-- WHAT YOU WILL DO --
Lines containing the word "this" need to be counted. Please reply with how many there are, and nothing else.

-- MATERIAL SUPPLIED --

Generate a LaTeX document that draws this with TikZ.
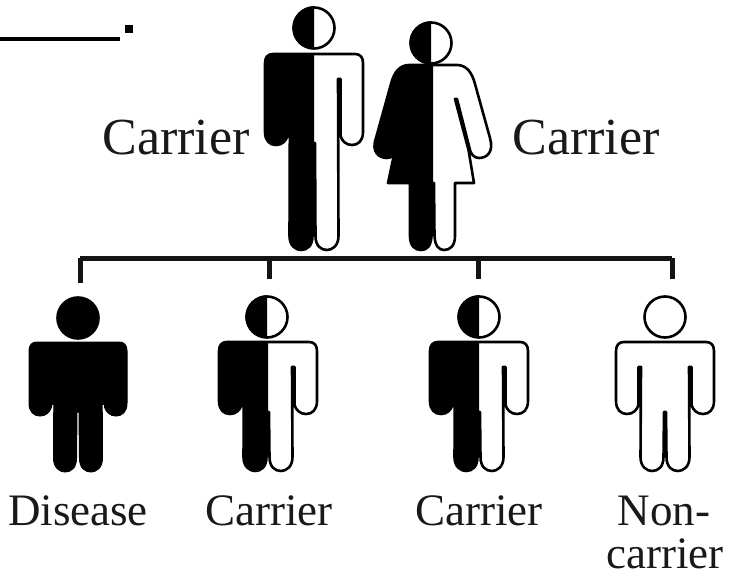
---
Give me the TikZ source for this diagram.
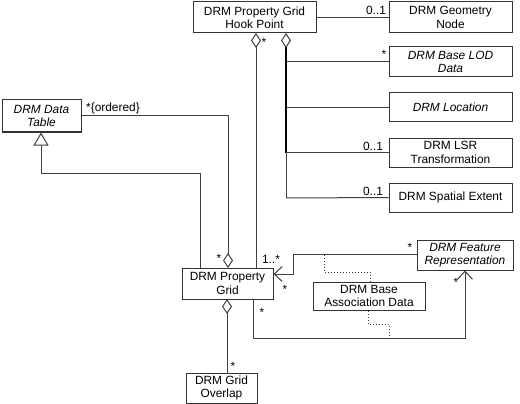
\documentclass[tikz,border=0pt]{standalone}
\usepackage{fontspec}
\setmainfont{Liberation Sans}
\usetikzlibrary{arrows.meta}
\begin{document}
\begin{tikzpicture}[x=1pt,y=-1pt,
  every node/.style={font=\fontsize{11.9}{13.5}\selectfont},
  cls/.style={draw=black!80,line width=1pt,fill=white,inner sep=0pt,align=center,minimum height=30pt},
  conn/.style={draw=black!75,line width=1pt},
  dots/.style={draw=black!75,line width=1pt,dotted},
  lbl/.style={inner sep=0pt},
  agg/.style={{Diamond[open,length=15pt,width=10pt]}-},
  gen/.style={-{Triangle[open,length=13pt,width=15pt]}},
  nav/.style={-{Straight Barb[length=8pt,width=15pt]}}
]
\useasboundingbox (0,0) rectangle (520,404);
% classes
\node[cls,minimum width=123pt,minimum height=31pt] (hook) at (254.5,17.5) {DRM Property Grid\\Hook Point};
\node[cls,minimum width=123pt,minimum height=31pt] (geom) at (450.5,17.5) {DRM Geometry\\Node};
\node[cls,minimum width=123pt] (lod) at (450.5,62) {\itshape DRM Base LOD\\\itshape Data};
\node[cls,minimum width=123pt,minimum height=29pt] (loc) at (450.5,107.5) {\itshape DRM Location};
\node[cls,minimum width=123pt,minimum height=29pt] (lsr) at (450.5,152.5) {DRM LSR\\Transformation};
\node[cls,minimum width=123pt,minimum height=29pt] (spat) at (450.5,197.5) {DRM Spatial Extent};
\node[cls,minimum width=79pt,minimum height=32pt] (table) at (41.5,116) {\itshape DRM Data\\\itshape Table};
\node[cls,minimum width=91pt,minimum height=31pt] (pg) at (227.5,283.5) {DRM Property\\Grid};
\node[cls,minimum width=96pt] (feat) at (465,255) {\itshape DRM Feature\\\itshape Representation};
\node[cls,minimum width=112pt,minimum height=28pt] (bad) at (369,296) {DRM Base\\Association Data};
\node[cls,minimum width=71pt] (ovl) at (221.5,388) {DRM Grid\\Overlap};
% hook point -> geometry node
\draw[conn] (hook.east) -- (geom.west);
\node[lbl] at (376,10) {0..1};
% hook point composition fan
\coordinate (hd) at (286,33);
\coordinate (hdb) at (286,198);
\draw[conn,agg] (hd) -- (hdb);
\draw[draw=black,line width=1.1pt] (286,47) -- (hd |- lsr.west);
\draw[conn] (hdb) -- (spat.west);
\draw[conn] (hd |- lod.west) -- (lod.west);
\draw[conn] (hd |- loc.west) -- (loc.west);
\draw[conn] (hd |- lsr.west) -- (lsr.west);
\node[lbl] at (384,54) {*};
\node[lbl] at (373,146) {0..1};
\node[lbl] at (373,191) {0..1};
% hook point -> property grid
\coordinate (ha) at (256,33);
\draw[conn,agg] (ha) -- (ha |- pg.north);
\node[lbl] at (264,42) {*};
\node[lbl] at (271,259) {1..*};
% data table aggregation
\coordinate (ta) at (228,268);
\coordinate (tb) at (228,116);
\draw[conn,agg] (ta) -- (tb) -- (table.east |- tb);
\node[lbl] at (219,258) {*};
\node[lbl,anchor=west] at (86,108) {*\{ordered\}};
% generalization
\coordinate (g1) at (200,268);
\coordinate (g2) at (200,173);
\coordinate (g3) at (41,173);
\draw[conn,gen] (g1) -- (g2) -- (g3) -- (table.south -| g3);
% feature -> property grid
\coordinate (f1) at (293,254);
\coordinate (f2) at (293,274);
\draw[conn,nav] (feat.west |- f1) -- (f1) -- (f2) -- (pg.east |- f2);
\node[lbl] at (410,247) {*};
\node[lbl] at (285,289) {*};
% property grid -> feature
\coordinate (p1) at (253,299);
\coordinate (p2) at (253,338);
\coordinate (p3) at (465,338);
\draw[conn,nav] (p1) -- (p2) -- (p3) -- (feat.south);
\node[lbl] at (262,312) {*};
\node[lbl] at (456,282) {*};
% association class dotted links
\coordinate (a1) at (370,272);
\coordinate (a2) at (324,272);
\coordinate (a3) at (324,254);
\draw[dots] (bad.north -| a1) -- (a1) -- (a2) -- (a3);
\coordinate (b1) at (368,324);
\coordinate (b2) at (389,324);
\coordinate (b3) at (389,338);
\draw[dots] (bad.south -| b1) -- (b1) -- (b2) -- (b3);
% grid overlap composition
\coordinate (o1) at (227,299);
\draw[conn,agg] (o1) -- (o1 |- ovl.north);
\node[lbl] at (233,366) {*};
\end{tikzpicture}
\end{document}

-- FULL OUTPUT --
2